Depuis le scrutin du 9 août dernier, des dizaines de milliers de personnes sortent dans les rues du Bélarus chaque semaine pour protester contre la fraude électorale et la violence policière. Trois femmes sont à la tête de ce mouvement sans précédent : Svetlana Tikhanovskaïa, Veronika Tsepkalo et Maria Kolesnikova.
Alors qu’elles sont devenues les cibles du président Loukachenko, elles constituent une lueur d’espoir pour une partie de la population. Elles ont notamment reçu plusieurs témoignages de soutien sur les réseaux sociaux et par des dirigeants et dirigeantes à l’international.
« Cela fait 26 ans qu’il est au pouvoir : sa mentalité, son langage et ses valeurs reflètent une personne qui a vécu pendant l’Union soviétique », fait valoir le professeur au programme d’études internationales du Collège militaire royal de Saint-Jean, Yann Breault. Selon lui, un autre facteur qui a incité le désir de changement dans le pays est « la gestion catastrophique de la pandémie » par Loukachenko.
Au lendemain de l’élection, Svetlana Tikhanovskaïa a dû s’exiler en Lituanie sous la menace des autorités. Veronika Tsepkalo est allée rejoindre son mari réfugié en Russie et Maria Kolesnikova est restée sur le territoire bélarusse.
Des figures de proue féminines
Les autorités ont d’ailleurs tenté de forcer Maria Kolesnikova à quitter le pays. Elle a refusé fermement avant de déchirer son passeport à la frontière, geste qui est devenu un moment marquant des manifestations. Elle a été emprisonnée quelques jours plus tard et accusée d'atteinte à la sécurité nationale pour avoir incité à la contestation sur internet. Plusieurs pays, comme la France et les États-Unis, ont condamné son arrestation et les exils forcés par les autorités.
« Il y a quelques jours, on a proposé [à Maria] de rencontrer personnellement Loukachenko dans un centre de détention provisoire, mais elle a refusé. Elle a tout simplement refusé. Une femme formidable! », raconte une jeune femme bélarusse, qui s’est entretenue avec L’Apostrophe sous le couvert de l’anonymat, par peur de représailles.
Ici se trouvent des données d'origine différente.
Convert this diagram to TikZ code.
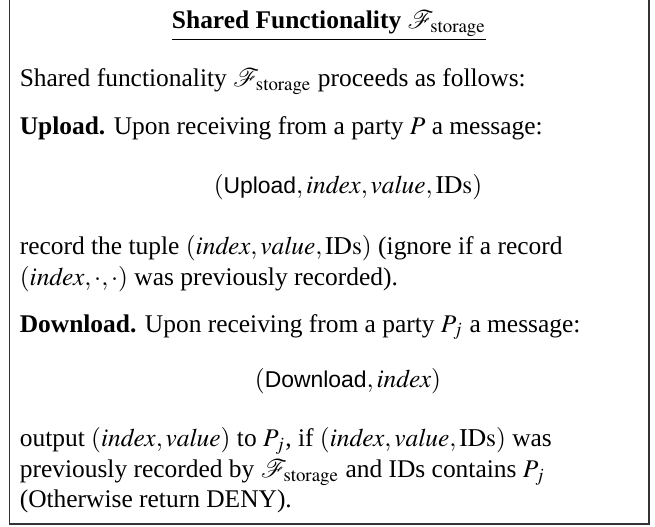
\documentclass[tikz,border=0pt]{standalone}
\usepackage{mathptmx}
\usepackage[no-math]{fontspec}
\setmainfont{Liberation Serif}
\setsansfont{Liberation Sans}[Scale=0.9]
\begin{document}
\begin{tikzpicture}[x=0.393pt,y=-0.393pt,
  line/.style={inner sep=0pt, anchor=base west},
  disp/.style={inner sep=0pt, anchor=base},
  frame/.style={draw=black!80, line width=0.5pt}]
\useasboundingbox (0,0) rectangle (655,527);
% open-topped frame
\draw[frame] (9.5,-5) -- (9.5,524) -- (649,524) -- (649,-5);

\node[disp] (title) at (329,28.3)
  {\underline{\textbf{Shared Functionality} $\mathcal{F}_{\mathrm{storage}}$}};

\node[line] (intro) at (19.3,87)
  {Shared functionality $\mathcal{F}_{\mathrm{storage}}$ proceeds as follows:};

\node[line] (up) at (19.3,135)
  {\textbf{Upload.} Upon receiving from a party $P$ a message:};
\node[disp] (upmsg) at (348,193)
  {$(\textsf{Upload}, \mathit{index}, \mathit{value}, \mathrm{IDs})$};
\node[line] (rec1) at (19.3,255)
  {record the tuple $(\mathit{index}, \mathit{value}, \mathrm{IDs})$ (ignore if a record};
\node[line] (rec2) at (19.3,285)
  {$(\mathit{index}, \cdot, \cdot)$ was previously recorded).};

\node[line] (down) at (19.3,332)
  {\textbf{Download.} Upon receiving from a party $P_j$ a message:};
\node[disp] (downmsg) at (348,387)
  {$(\textsf{Download}, \mathit{index})$};
\node[line] (out1) at (19.3,447)
  {output $(\mathit{index}, \mathit{value})$ to $P_j$, if $(\mathit{index}, \mathit{value}, \mathrm{IDs})$ was};
\node[line] (out2) at (19.3,478)
  {previously recorded by $\mathcal{F}_{\mathrm{storage}}$ and IDs contains $P_j$};
\node[line] (out3) at (19.3,508)
  {(Otherwise return DENY).};
\end{tikzpicture}
\end{document}
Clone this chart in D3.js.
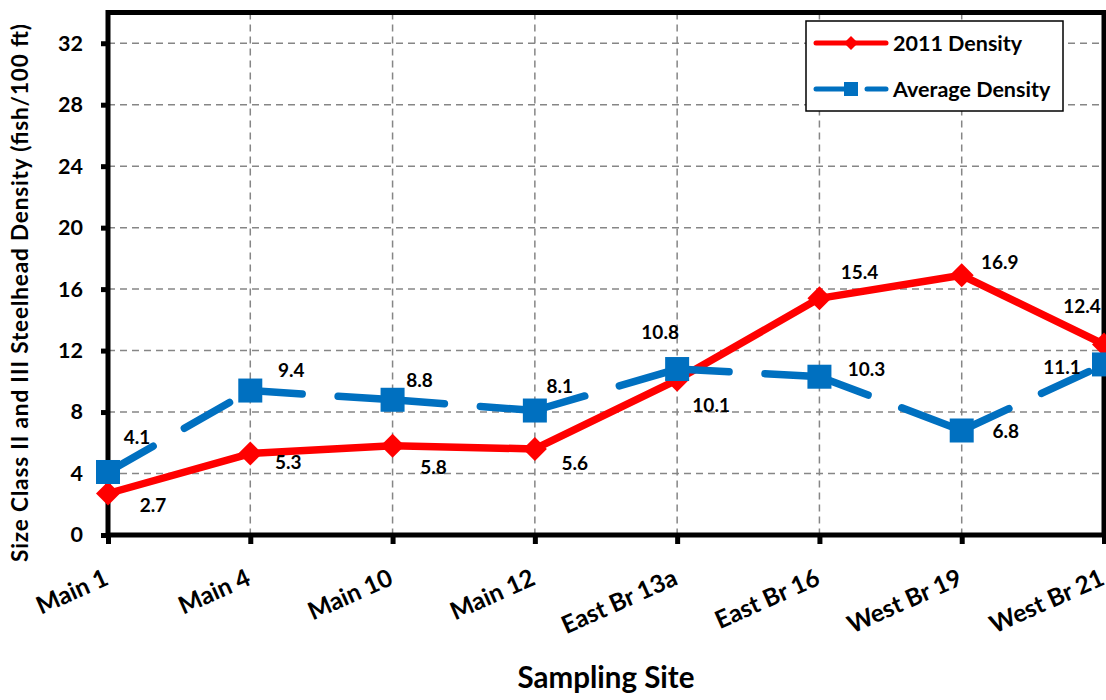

Depuis les élections, des rassemblements pacifiques ont lieu partout au pays pour réclamer la démission d’Alexandre Loukachenko et des changements au sein du régime politique. Des journées de manifestation ont été organisées uniquement pour les femmes. Vêtues de blanc, fleurs à la main, elles sont descendues dans les rues.
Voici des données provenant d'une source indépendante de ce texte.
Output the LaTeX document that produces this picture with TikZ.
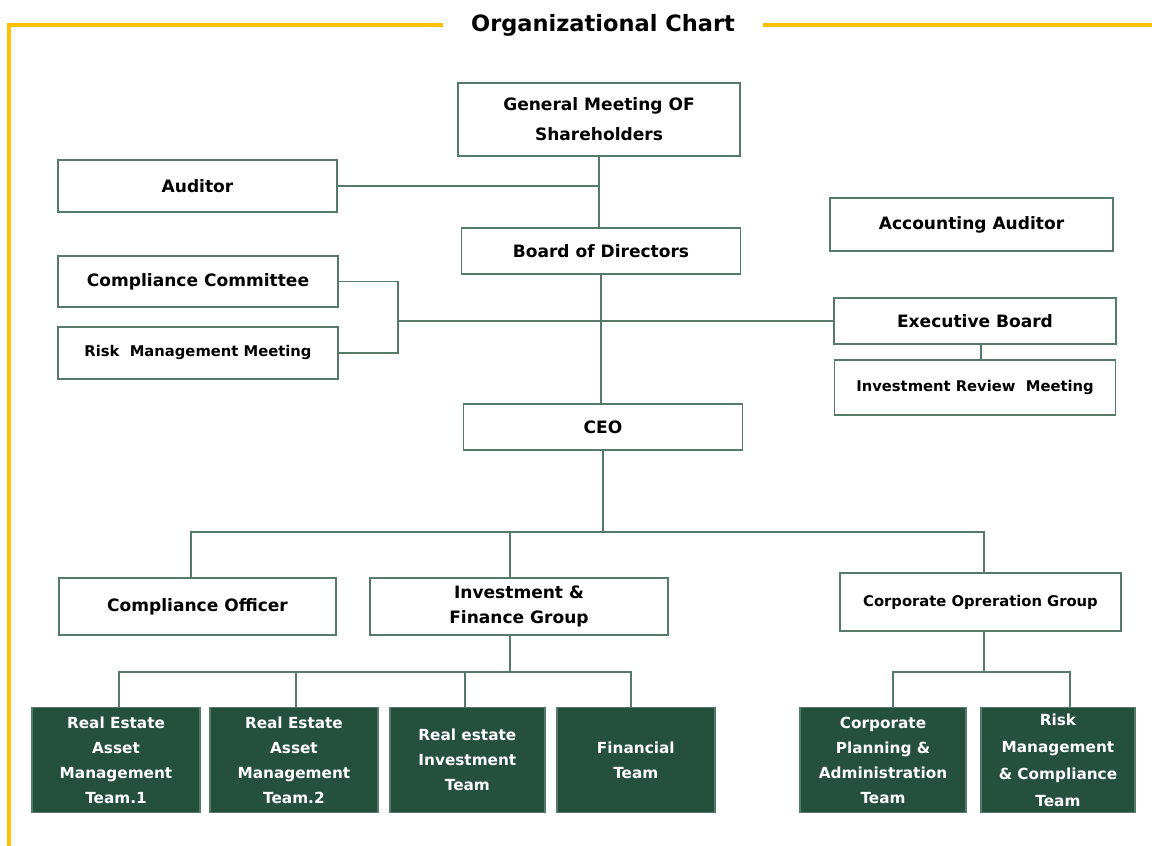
\documentclass[tikz,border=0pt]{standalone}
\usepackage{fontspec}
\setmainfont{DejaVu Sans}
\usepackage{tikz}
\usetikzlibrary{positioning, calc}
\usepackage{xcolor}
\definecolor{Marigold}{HTML}{FFC000}
\definecolor{Sage}{HTML}{567A69}
\definecolor{Forest}{HTML}{25503D}

\begin{document}
\begin{tikzpicture}[
    box/.style={draw=Sage, line width=1.1pt, fill=white, align=center, inner sep=1pt, font=\bfseries\fontsize{9.7}{14}\selectfont},
    smalltext/.style={font=\bfseries\fontsize{8.4}{12}\selectfont},
    team/.style={box, fill=Forest, text=white, minimum height=2.1cm, font=\bfseries\fontsize{8.7}{14.2}\selectfont},
    link/.style={draw=Sage, line width=1.1pt},
    frame/.style={draw=Marigold, line width=1.8pt}
]
\useasboundingbox (0,0) rectangle (23.04,-16.92);

% Title and frame
\node[font=\bfseries\fontsize{12.8}{15}\selectfont, inner xsep=0.55cm, inner ysep=0pt] (title) at (12.06,-0.5) {Organizational Chart};
\coordinate (corner) at (0.18,-0.5);
\coordinate (frameend) at (23.04,-0.5);
\coordinate (framefoot) at (0.18,-16.92);
\draw[frame] (title.west) -- (corner) -- (framefoot);
\draw[frame] (title.east) -- (frameend);

% Governance
\node[box, minimum width=5.64cm, minimum height=1.46cm] (gm) at (11.98,-2.39) {General Meeting OF\\[3pt] Shareholders};
\node[box, minimum width=5.58cm, minimum height=1.04cm] (auditor) at (3.95,-3.72) {Auditor};
\node[box, minimum width=5.58cm, minimum height=0.92cm, below=1.40cm of gm, xshift=0.04cm] (board) {Board of Directors};
\node[box, minimum width=5.66cm, minimum height=1.06cm] (accaudit) at (19.43,-4.49) {Accounting Auditor};

% Committees
\node[box, minimum width=5.60cm, minimum height=1.02cm] (compcomm) at (3.96,-5.63) {Compliance Committee};
\node[box, smalltext, minimum width=5.60cm, minimum height=1.04cm, below=0.36cm of compcomm] (riskmeet) {Risk\ \ Management Meeting};
\node[box, minimum width=5.64cm, minimum height=0.92cm] (exec) at (19.50,-6.42) {Executive Board};
\node[box, smalltext, minimum width=5.62cm, minimum height=1.10cm, below=0.28cm of exec] (review) {Investment Review\ \ Meeting};

% CEO
\node[box, minimum width=5.58cm, minimum height=0.92cm, below=2.56cm of board, xshift=0.04cm] (ceo) {CEO};

% Groups
\node[box, minimum width=5.54cm, minimum height=1.14cm] (officer) at (3.95,-12.13) {Compliance Officer};
\node[box, minimum width=5.96cm, minimum height=1.14cm] (ifg) at (10.38,-12.13) {Investment \&\\ Finance Group};
\node[box, smalltext, minimum width=5.62cm, minimum height=1.16cm] (cog) at (19.61,-12.04) {Corporate Opreration Group};

% Teams
\node[team, minimum width=3.36cm] (ream1) at (2.32,-15.2) {Real Estate\\ Asset\\ Management\\ Team.1};
\node[team, minimum width=3.36cm, right=0.16cm of ream1] (ream2) {Real Estate\\ Asset\\ Management\\ Team.2};
\node[team, minimum width=3.10cm, right=0.2cm of ream2] (reinv) {Real estate\\ Investment\\ Team};
\node[team, minimum width=3.16cm, right=0.2cm of reinv] (fin) {Financial\\ Team};
\node[team, minimum width=3.32cm] (cpa) at (17.66,-15.2) {Corporate\\ Planning \&\\ Administration\\ Team};
\node[team, minimum width=3.08cm, right=0.26cm of cpa, font=\bfseries\fontsize{8.7}{15.4}\selectfont] (rmc) {Risk\\ Management\\ \& Compliance\\ Team};

% Bus points
\coordinate (bracket) at (7.96,-6.42);
\coordinate (ceobus) at (12.0,-10.64);
\coordinate (ifgbus) at (10.2,-13.44);
\coordinate (cogbus) at (19.68,-13.44);

% Connectors
\draw[link] (gm.south) -- (gm.south |- board.north);
\draw[link] (auditor.east) -- (auditor.east -| gm.south);
\draw[link] (board.south) -- (board.south |- ceo.north);
\draw[link] (compcomm.east) -| (bracket) |- (riskmeet.east);
\draw[link] (bracket) -- (exec.west);
\draw[link] ([xshift=0.12cm]exec.south) -- ([xshift=0.12cm]exec.south |- review.north);
\draw[link] (ceo.south) -- (ceo.south |- ceobus);
\draw[link] ([xshift=-0.13cm]officer.north) |- (ceobus) -| ([xshift=0.07cm]cog.north);
\draw[link] ([xshift=-0.18cm]ifg.north) -- ([xshift=-0.18cm]ifg.north |- ceobus);
\draw[link] (ifgbus |- ifg.south) -- (ifgbus);
\draw[link] ([xshift=0.06cm]ream1.north) |- (ifgbus) -| ([xshift=-0.1cm]fin.north);
\draw[link] ([xshift=0.04cm]ream2.north) -- ([xshift=0.04cm]ream2.north |- ifgbus);
\draw[link] ([xshift=-0.05cm]reinv.north) -- ([xshift=-0.05cm]reinv.north |- ifgbus);
\draw[link] (cogbus |- cog.south) -- (cogbus);
\draw[link] ([xshift=0.2cm]cpa.north) |- (cogbus) -| ([xshift=0.24cm]rmc.north);

\end{tikzpicture}
\end{document}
« Par le passé, les manifestations étaient majoritairement composées de jeunes hommes », mentionne M. Breault. Il rapporte que l’engagement des femmes aux manifestations est une nouveauté dans le pays.
Un président dégradant
Aux yeux de Loukachenko, les femmes n’ont pas leur place dans le monde politique et ne devraient pas être prises au sérieux. Une autre citoyenne bélarusse, dont l’identité est aussi protégée par crainte de représailles, spécifie que les manifestants et les manifestantes sont considérées comme mauvaises et en marge de la société. « Quand les femmes sortent dans la rue pour manifester, Loukachenko dit qu’elles sont des prostituées », ajoute-t-elle.
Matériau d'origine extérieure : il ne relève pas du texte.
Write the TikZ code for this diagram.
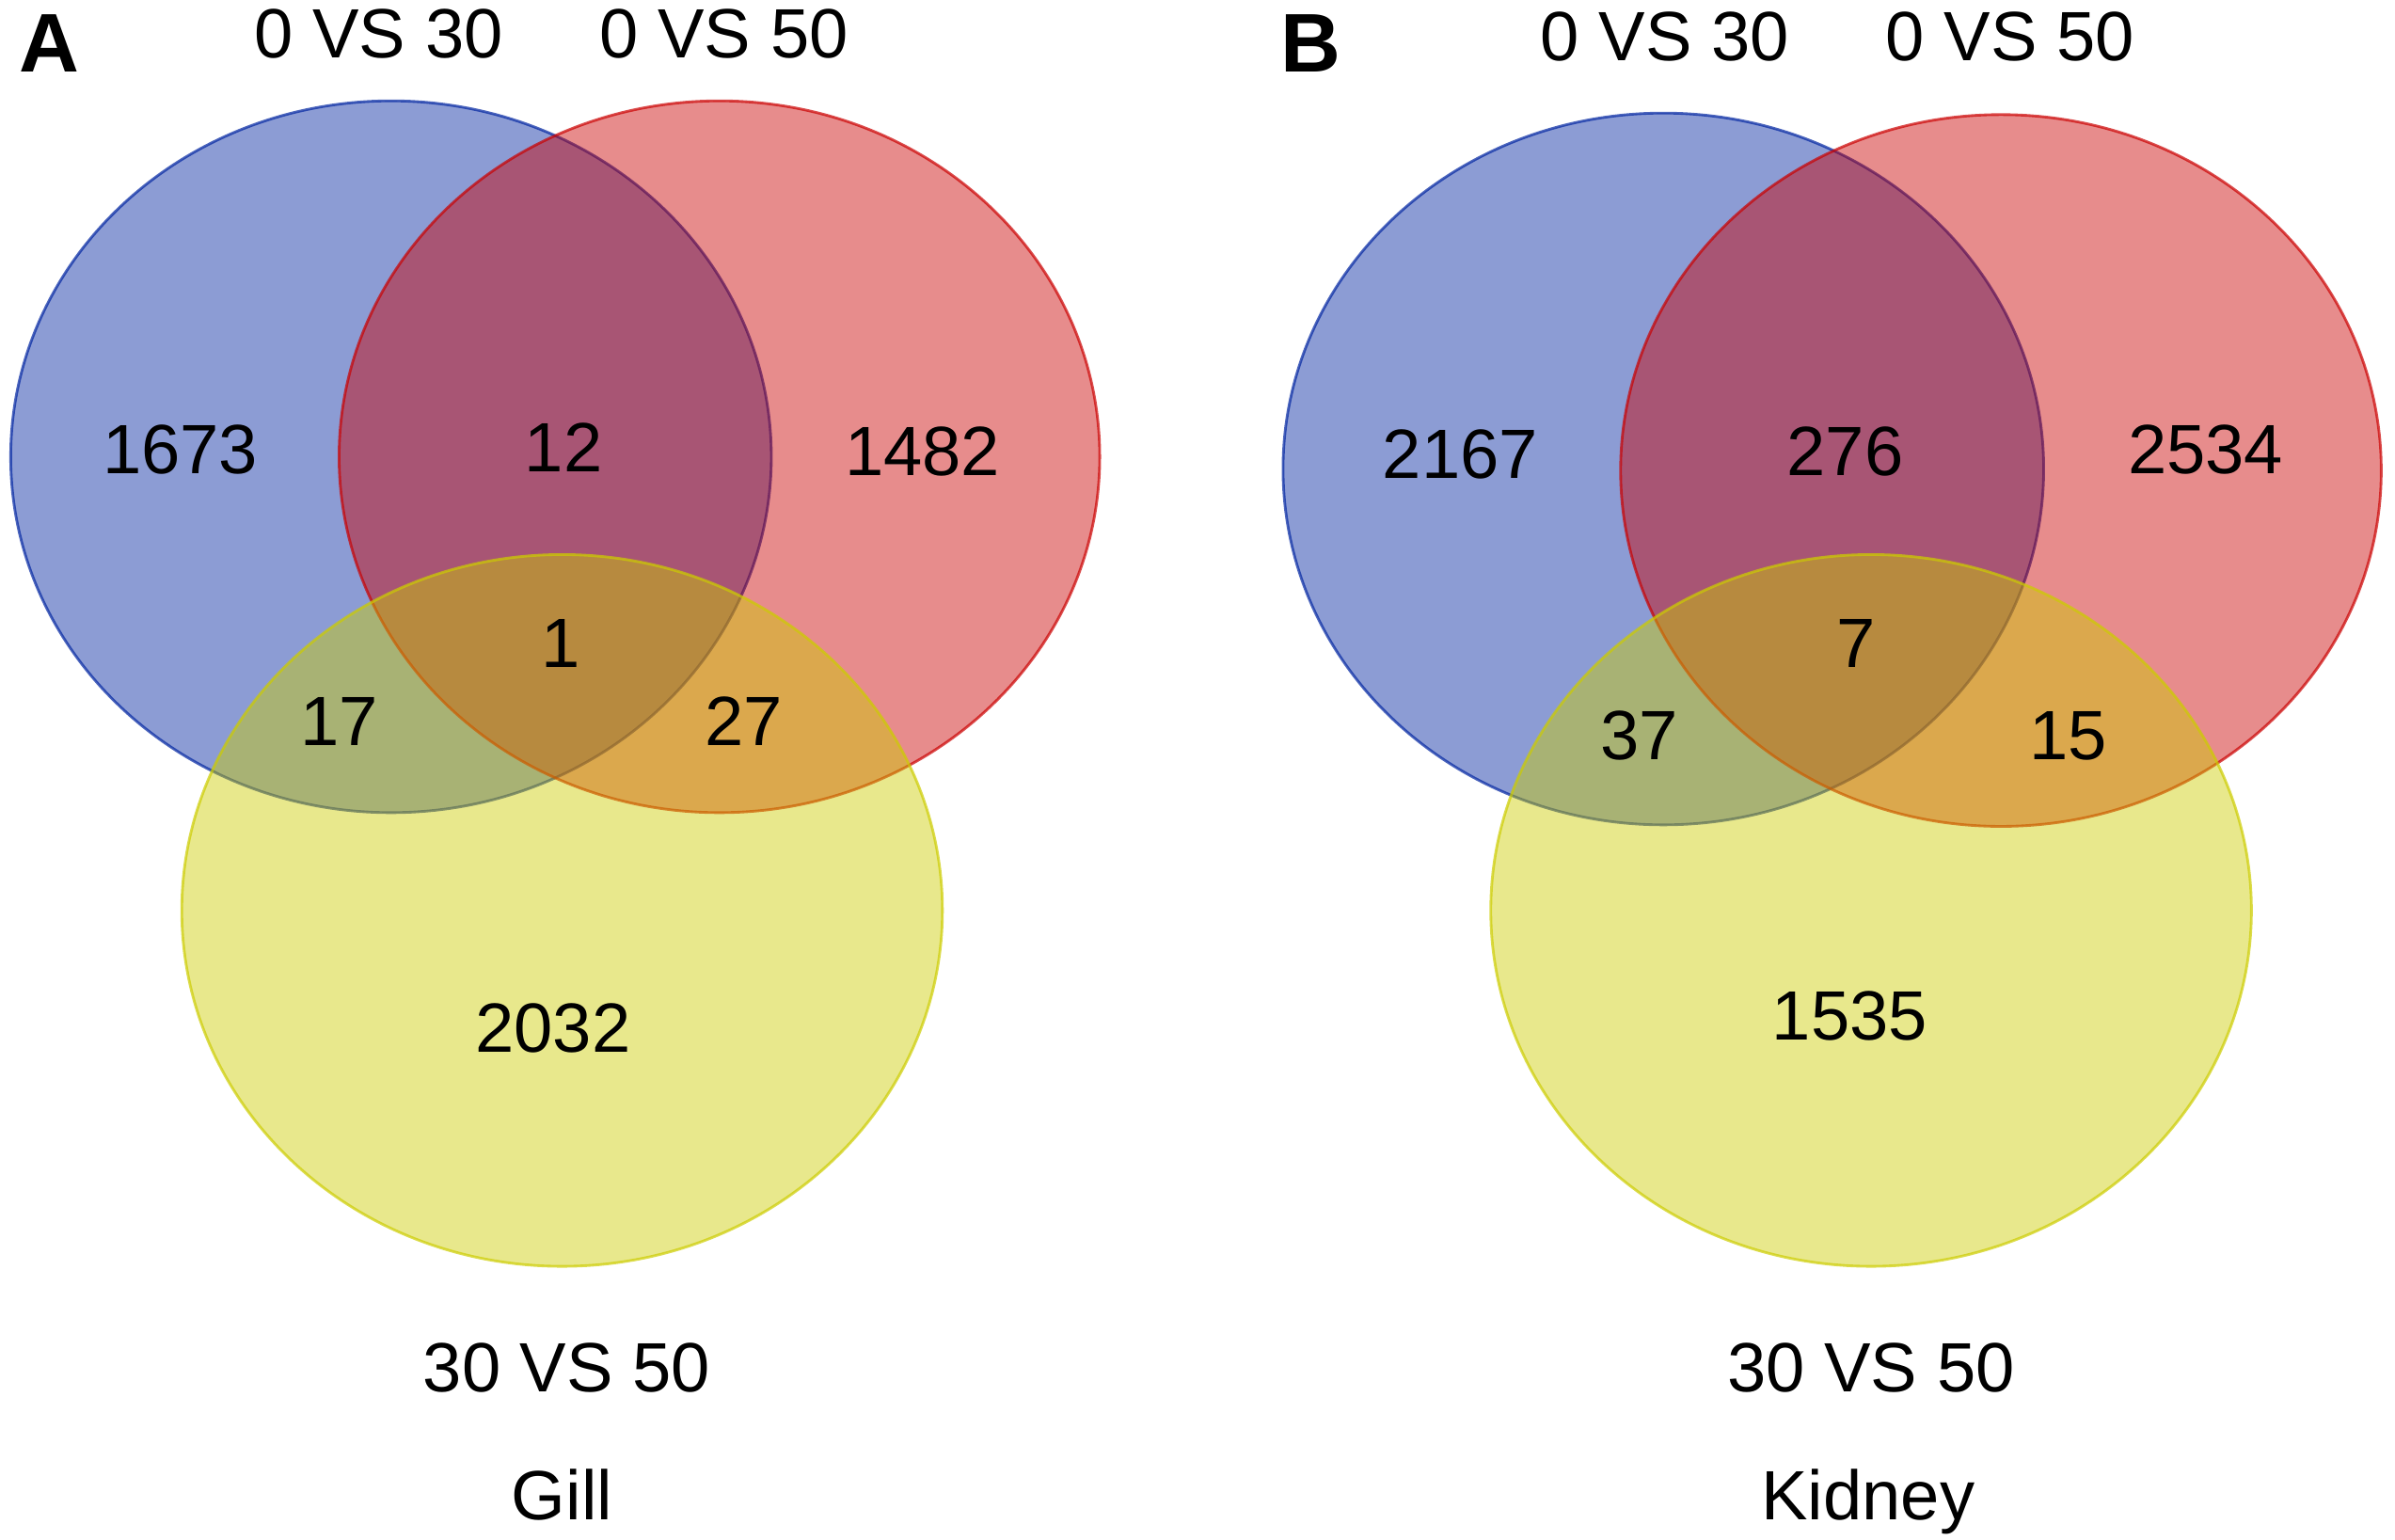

Le 26 octobre, Svetlana Tikhanovskaïa a annoncé un mouvement de grève générale dans le pays pour inciter le président à démissionner. Cette situation délicate reste à surveiller au courant des prochaines semaines. Le Bélarus tourne présentement une page de son histoire pour commencer un nouveau chapitre, possiblement écrit par des femmes.